Wal-Mart Asks Court to Dismiss Bias Case
San Francisco, Wal-Mart Stores urged a federal appeals court on Monday to dismiss a lawsuit alleging that female employees were discriminated against in pay, promotions and training. The retailer is appealing a federal judge’s decision to let the nation’s largest employment discrimination lawsuit go to trial. The chain says the conventional rules of class actions should not apply in this case because its 3,400 stores operate like independent businesses. The suit, which claims that as many as 1.6 million current and former female employees earned less than men and were bypassed for promotions, could cost the retailer an estimated billions of dollars.
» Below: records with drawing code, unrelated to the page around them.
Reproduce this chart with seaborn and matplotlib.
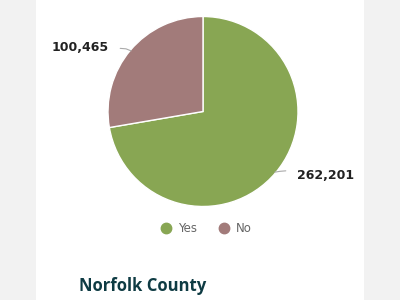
import numpy as np
import matplotlib
matplotlib.use("Agg")
import matplotlib.pyplot as plt
from matplotlib.lines import Line2D
import seaborn as sns

# data
categories = ["Yes", "No"]
values = [262201, 100465]
value_labels = ["262,201", "100,465"]
colors = ["#88a653", "#a27b7a"]
title = "Norfolk County"

sns.set_theme(style="white")
plt.rcParams['font.family'] = ['DejaVu Sans']

fig = plt.figure(figsize=(4, 3), dpi=100, facecolor="#f2f2f2")

# white card
card = fig.add_axes([36/400, 0, 328/400, 1])
card.set_facecolor("white")
card.set_xticks([]); card.set_yticks([])
for s in card.spines.values():
    s.set_visible(False)

ax = fig.add_axes([108/400, (300-206.5)/300, 190/400, 190/300])
wedges, _ = ax.pie(values, colors=colors, startangle=90, counterclock=False,
                   radius=1.0, wedgeprops=dict(edgecolor="white", linewidth=1.0))
ax.set_xlim(-1, 1); ax.set_ylim(-1, 1)
ax.set_aspect("equal")
ax.axis("off")

for w, lab in zip(wedges, value_labels):
    ang = np.deg2rad((w.theta1 + w.theta2) / 2)
    c, s = np.cos(ang), np.sin(ang)
    sx = np.sign(c)
    ax.plot([c*0.99, c*1.06, c*1.14], [s*0.99, s*1.0 + 0.015, s*1.0 + 0.02],
            color="#aaaaaa", lw=0.8, clip_on=False, solid_capstyle="round")
    ax.text(c*1.3, s*1.04, lab, ha="left" if sx > 0 else "right", va="center",
            fontsize=9, fontweight="bold", color="#222222", clip_on=False)

handles = [Line2D([], [], marker="o", linestyle="none", markersize=7.5,
                  markerfacecolor=col, markeredgecolor=col) for col in colors]
leg = fig.legend(handles, categories, loc="center", bbox_to_anchor=(206/400, 1-229/300),
                 ncol=2, frameon=False, handletextpad=0.5, columnspacing=1.8,
                 fontsize=8.5, handlelength=1.0)
for t in leg.get_texts():
    t.set_color("#666666")

fig.text(79/400, 1-286/300, title, ha="left", va="center", fontsize=12,
         fontweight="bold", color="#0e3b43", family=["Open Sans", "DejaVu Sans"])

fig.savefig("out.png", dpi=100, facecolor=fig.get_facecolor())
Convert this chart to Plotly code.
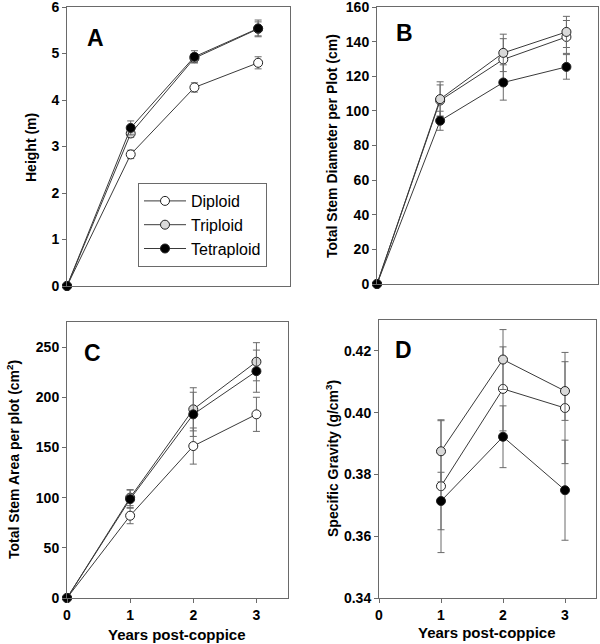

Wal-Mart attorney Theodore Boutrous told a three-judge panel of the 9th U.S. Circuit Court of Appeals that female Wal-Mart employees were not discriminated against and that the charges of the six lead plaintiffs were not typical or common of the entire class. He also argued that the lower court’s decision stripped Wal-Mart of its right to defend itself by ruling that the retailer could not call individual store managers to the stand to testify, for example, that there was no bias against women.
Plaintiff attorney Brad Seligman told the judges that they should let the case proceed as class action to prevent Wal-Mart from challenging each individual class member on an individual basis.
Judge Harry Pregerson said that the circuit was not litigating the merits of the case. Pregerson said the appeals court was reviewing whether a federal judge abused his discretion in allowing the case to go to trial.
The three-judge panel’s decision on whether the case can go to trial will likely not come for months. The judges grilled both sides during the 40-minute hearing.